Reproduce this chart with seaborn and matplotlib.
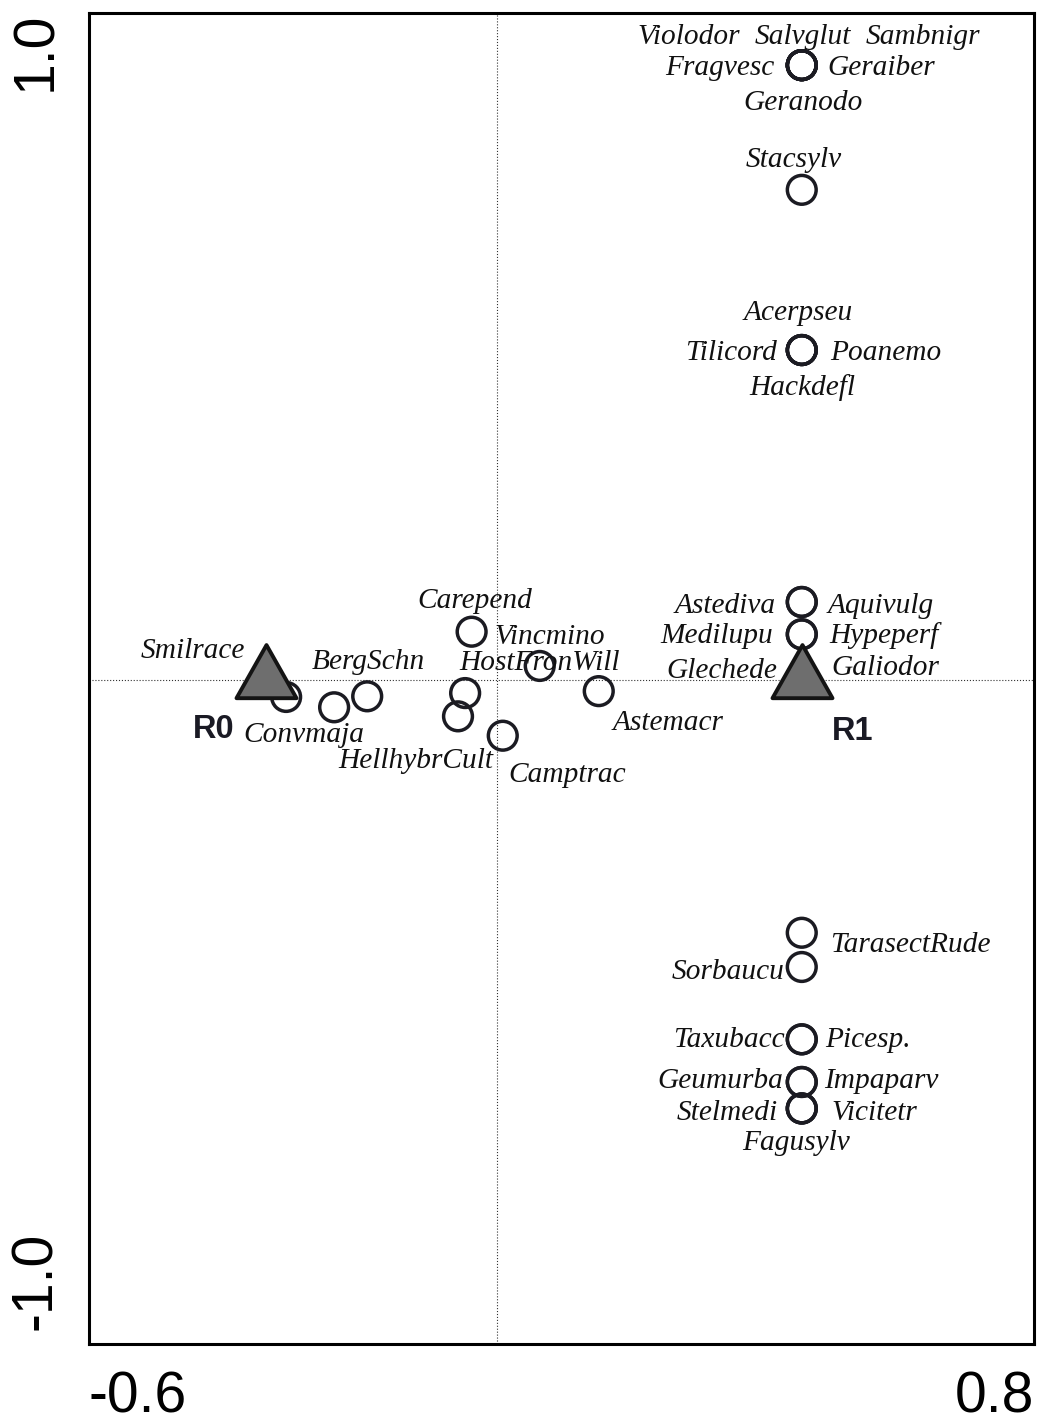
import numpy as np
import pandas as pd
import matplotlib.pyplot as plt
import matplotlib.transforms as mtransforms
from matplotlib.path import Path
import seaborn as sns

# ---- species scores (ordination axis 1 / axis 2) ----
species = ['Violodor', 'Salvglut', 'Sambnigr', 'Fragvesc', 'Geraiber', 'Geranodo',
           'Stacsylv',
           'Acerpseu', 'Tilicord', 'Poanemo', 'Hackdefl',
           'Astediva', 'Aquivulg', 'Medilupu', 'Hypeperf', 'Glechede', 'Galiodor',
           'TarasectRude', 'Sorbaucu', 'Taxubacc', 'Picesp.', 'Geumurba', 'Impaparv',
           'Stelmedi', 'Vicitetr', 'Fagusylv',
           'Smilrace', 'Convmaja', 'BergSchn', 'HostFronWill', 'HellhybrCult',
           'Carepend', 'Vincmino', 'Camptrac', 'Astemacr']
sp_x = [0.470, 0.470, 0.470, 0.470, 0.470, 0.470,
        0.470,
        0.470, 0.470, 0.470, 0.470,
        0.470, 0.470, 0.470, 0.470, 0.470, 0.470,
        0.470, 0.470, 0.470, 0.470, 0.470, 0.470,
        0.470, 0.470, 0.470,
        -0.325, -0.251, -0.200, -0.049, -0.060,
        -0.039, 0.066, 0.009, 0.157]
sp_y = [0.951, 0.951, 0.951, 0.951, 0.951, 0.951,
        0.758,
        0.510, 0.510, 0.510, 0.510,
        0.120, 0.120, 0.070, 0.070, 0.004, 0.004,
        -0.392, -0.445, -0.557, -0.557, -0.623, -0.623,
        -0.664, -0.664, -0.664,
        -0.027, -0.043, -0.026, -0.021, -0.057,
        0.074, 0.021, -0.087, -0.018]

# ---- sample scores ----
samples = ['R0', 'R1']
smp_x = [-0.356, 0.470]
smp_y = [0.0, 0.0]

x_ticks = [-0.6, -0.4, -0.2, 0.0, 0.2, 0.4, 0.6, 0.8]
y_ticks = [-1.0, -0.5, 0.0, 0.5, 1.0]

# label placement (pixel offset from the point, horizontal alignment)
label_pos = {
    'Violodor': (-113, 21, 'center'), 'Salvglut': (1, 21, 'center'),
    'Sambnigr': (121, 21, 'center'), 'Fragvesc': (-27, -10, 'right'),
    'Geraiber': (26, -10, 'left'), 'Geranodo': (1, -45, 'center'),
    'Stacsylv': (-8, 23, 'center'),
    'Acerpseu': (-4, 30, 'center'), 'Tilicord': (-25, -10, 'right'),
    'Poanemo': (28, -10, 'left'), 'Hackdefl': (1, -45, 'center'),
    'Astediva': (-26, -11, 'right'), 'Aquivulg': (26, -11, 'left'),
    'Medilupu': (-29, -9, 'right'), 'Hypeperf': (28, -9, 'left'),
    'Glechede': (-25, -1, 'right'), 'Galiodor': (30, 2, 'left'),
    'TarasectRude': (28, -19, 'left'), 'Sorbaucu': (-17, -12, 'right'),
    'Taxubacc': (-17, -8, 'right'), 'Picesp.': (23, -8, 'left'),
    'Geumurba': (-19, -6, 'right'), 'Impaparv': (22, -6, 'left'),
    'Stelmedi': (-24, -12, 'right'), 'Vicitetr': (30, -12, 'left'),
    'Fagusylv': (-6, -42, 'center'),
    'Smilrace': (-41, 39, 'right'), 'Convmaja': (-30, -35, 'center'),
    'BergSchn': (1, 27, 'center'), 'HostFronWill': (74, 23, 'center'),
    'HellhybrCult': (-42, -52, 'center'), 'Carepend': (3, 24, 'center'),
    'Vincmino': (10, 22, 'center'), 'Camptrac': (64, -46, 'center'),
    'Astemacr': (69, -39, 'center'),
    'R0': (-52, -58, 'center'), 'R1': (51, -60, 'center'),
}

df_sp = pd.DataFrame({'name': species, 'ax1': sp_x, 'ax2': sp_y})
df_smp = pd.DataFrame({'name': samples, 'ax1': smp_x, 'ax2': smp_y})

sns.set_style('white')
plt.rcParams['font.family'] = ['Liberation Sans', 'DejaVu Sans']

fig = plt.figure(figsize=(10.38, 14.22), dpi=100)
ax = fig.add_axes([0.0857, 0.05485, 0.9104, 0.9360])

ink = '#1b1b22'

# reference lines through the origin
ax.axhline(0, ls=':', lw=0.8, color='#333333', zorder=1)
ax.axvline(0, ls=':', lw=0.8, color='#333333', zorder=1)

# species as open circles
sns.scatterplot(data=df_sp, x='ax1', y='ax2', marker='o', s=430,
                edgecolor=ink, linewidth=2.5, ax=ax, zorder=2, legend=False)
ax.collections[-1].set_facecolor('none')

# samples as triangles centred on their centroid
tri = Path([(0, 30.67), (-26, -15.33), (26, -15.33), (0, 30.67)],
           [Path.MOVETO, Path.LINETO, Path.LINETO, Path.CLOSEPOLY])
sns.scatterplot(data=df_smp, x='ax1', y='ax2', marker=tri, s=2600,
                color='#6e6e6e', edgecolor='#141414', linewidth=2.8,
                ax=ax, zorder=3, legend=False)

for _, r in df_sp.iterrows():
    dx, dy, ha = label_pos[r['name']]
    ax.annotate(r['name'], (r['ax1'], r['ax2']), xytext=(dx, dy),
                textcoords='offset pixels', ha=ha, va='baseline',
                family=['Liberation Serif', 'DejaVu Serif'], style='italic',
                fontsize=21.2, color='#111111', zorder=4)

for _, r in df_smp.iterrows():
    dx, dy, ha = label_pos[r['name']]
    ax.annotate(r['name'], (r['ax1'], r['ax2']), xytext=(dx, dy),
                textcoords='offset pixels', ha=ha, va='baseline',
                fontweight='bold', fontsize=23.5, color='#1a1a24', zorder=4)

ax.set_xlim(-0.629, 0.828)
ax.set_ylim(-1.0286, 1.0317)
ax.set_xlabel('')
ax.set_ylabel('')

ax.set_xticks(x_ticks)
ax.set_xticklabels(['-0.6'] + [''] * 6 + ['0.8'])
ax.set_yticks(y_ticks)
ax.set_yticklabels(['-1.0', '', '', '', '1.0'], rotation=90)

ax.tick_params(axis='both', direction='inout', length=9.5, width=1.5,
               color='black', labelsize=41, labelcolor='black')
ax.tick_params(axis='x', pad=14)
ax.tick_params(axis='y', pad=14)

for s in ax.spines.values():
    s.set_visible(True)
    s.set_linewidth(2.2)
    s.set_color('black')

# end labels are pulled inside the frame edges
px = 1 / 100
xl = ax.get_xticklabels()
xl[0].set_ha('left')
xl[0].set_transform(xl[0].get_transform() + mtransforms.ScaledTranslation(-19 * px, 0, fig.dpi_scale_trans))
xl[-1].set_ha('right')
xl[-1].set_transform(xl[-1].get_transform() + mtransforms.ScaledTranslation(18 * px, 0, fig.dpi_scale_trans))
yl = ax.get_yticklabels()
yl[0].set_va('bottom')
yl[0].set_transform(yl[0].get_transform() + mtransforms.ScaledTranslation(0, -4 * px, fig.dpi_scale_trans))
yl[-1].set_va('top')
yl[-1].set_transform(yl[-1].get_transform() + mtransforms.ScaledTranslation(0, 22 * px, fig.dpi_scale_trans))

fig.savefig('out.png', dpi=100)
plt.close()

**Exercise instructions:** All the lines above are to be reproduced exactly, except the pictures.

**Written response:**
Reproduce this chart with seaborn and matplotlib.
import numpy as np
import pandas as pd
import matplotlib.pyplot as plt
import matplotlib.transforms as mtransforms
from matplotlib.path import Path
import seaborn as sns

# ---- species scores (ordination axis 1 / axis 2) ----
species = ['Violodor', 'Salvglut', 'Sambnigr', 'Fragvesc', 'Geraiber', 'Geranodo',
           'Stacsylv',
           'Acerpseu', 'Tilicord', 'Poanemo', 'Hackdefl',
           'Astediva', 'Aquivulg', 'Medilupu', 'Hypeperf', 'Glechede', 'Galiodor',
           'TarasectRude', 'Sorbaucu', 'Taxubacc', 'Picesp.', 'Geumurba', 'Impaparv',
           'Stelmedi', 'Vicitetr', 'Fagusylv',
           'Smilrace', 'Convmaja', 'BergSchn', 'HostFronWill', 'HellhybrCult',
           'Carepend', 'Vincmino', 'Camptrac', 'Astemacr']
sp_x = [0.470, 0.470, 0.470, 0.470, 0.470, 0.470,
        0.470,
        0.470, 0.470, 0.470, 0.470,
        0.470, 0.470, 0.470, 0.470, 0.470, 0.470,
        0.470, 0.470, 0.470, 0.470, 0.470, 0.470,
        0.470, 0.470, 0.470,
        -0.325, -0.251, -0.200, -0.049, -0.060,
        -0.039, 0.066, 0.009, 0.157]
sp_y = [0.951, 0.951, 0.951, 0.951, 0.951, 0.951,
        0.758,
        0.510, 0.510, 0.510, 0.510,
        0.120, 0.120, 0.070, 0.070, 0.004, 0.004,
        -0.392, -0.445, -0.557, -0.557, -0.623, -0.623,
        -0.664, -0.664, -0.664,
        -0.027, -0.043, -0.026, -0.021, -0.057,
        0.074, 0.021, -0.087, -0.018]

# ---- sample scores ----
samples = ['R0', 'R1']
smp_x = [-0.356, 0.470]
smp_y = [0.0, 0.0]

x_ticks = [-0.6, -0.4, -0.2, 0.0, 0.2, 0.4, 0.6, 0.8]
y_ticks = [-1.0, -0.5, 0.0, 0.5, 1.0]

# label placement (pixel offset from the point, horizontal alignment)
label_pos = {
    'Violodor': (-113, 21, 'center'), 'Salvglut': (1, 21, 'center'),
    'Sambnigr': (121, 21, 'center'), 'Fragvesc': (-27, -10, 'right'),
    'Geraiber': (26, -10, 'left'), 'Geranodo': (1, -45, 'center'),
    'Stacsylv': (-8, 23, 'center'),
    'Acerpseu': (-4, 30, 'center'), 'Tilicord': (-25, -10, 'right'),
    'Poanemo': (28, -10, 'left'), 'Hackdefl': (1, -45, 'center'),
    'Astediva': (-26, -11, 'right'), 'Aquivulg': (26, -11, 'left'),
    'Medilupu': (-29, -9, 'right'), 'Hypeperf': (28, -9, 'left'),
    'Glechede': (-25, -1, 'right'), 'Galiodor': (30, 2, 'left'),
    'TarasectRude': (28, -19, 'left'), 'Sorbaucu': (-17, -12, 'right'),
    'Taxubacc': (-17, -8, 'right'), 'Picesp.': (23, -8, 'left'),
    'Geumurba': (-19, -6, 'right'), 'Impaparv': (22, -6, 'left'),
    'Stelmedi': (-24, -12, 'right'), 'Vicitetr': (30, -12, 'left'),
    'Fagusylv': (-6, -42, 'center'),
    'Smilrace': (-41, 39, 'right'), 'Convmaja': (-30, -35, 'center'),
    'BergSchn': (1, 27, 'center'), 'HostFronWill': (74, 23, 'center'),
    'HellhybrCult': (-42, -52, 'center'), 'Carepend': (3, 24, 'center'),
    'Vincmino': (10, 22, 'center'), 'Camptrac': (64, -46, 'center'),
    'Astemacr': (69, -39, 'center'),
    'R0': (-52, -58, 'center'), 'R1': (51, -60, 'center'),
}

df_sp = pd.DataFrame({'name': species, 'ax1': sp_x, 'ax2': sp_y})
df_smp = pd.DataFrame({'name': samples, 'ax1': smp_x, 'ax2': smp_y})

sns.set_style('white')
plt.rcParams['font.family'] = ['Liberation Sans', 'DejaVu Sans']

fig = plt.figure(figsize=(10.38, 14.22), dpi=100)
ax = fig.add_axes([0.0857, 0.05485, 0.9104, 0.9360])

ink = '#1b1b22'

# reference lines through the origin
ax.axhline(0, ls=':', lw=0.8, color='#333333', zorder=1)
ax.axvline(0, ls=':', lw=0.8, color='#333333', zorder=1)

# species as open circles
sns.scatterplot(data=df_sp, x='ax1', y='ax2', marker='o', s=430,
                edgecolor=ink, linewidth=2.5, ax=ax, zorder=2, legend=False)
ax.collections[-1].set_facecolor('none')

# samples as triangles centred on their centroid
tri = Path([(0, 30.67), (-26, -15.33), (26, -15.33), (0, 30.67)],
           [Path.MOVETO, Path.LINETO, Path.LINETO, Path.CLOSEPOLY])
sns.scatterplot(data=df_smp, x='ax1', y='ax2', marker=tri, s=2600,
                color='#6e6e6e', edgecolor='#141414', linewidth=2.8,
                ax=ax, zorder=3, legend=False)

for _, r in df_sp.iterrows():
    dx, dy, ha = label_pos[r['name']]
    ax.annotate(r['name'], (r['ax1'], r['ax2']), xytext=(dx, dy),
                textcoords='offset pixels', ha=ha, va='baseline',
                family=['Liberation Serif', 'DejaVu Serif'], style='italic',
                fontsize=21.2, color='#111111', zorder=4)

for _, r in df_smp.iterrows():
    dx, dy, ha = label_pos[r['name']]
    ax.annotate(r['name'], (r['ax1'], r['ax2']), xytext=(dx, dy),
                textcoords='offset pixels', ha=ha, va='baseline',
                fontweight='bold', fontsize=23.5, color='#1a1a24', zorder=4)

ax.set_xlim(-0.629, 0.828)
ax.set_ylim(-1.0286, 1.0317)
ax.set_xlabel('')
ax.set_ylabel('')

ax.set_xticks(x_ticks)
ax.set_xticklabels(['-0.6'] + [''] * 6 + ['0.8'])
ax.set_yticks(y_ticks)
ax.set_yticklabels(['-1.0', '', '', '', '1.0'], rotation=90)

ax.tick_params(axis='both', direction='inout', length=9.5, width=1.5,
               color='black', labelsize=41, labelcolor='black')
ax.tick_params(axis='x', pad=14)
ax.tick_params(axis='y', pad=14)

for s in ax.spines.values():
    s.set_visible(True)
    s.set_linewidth(2.2)
    s.set_color('black')

# end labels are pulled inside the frame edges
px = 1 / 100
xl = ax.get_xticklabels()
xl[0].set_ha('left')
xl[0].set_transform(xl[0].get_transform() + mtransforms.ScaledTranslation(-19 * px, 0, fig.dpi_scale_trans))
xl[-1].set_ha('right')
xl[-1].set_transform(xl[-1].get_transform() + mtransforms.ScaledTranslation(18 * px, 0, fig.dpi_scale_trans))
yl = ax.get_yticklabels()
yl[0].set_va('bottom')
yl[0].set_transform(yl[0].get_transform() + mtransforms.ScaledTranslation(0, -4 * px, fig.dpi_scale_trans))
yl[-1].set_va('top')
yl[-1].set_transform(yl[-1].get_transform() + mtransforms.ScaledTranslation(0, 22 * px, fig.dpi_scale_trans))

fig.savefig('out.png', dpi=100)
plt.close()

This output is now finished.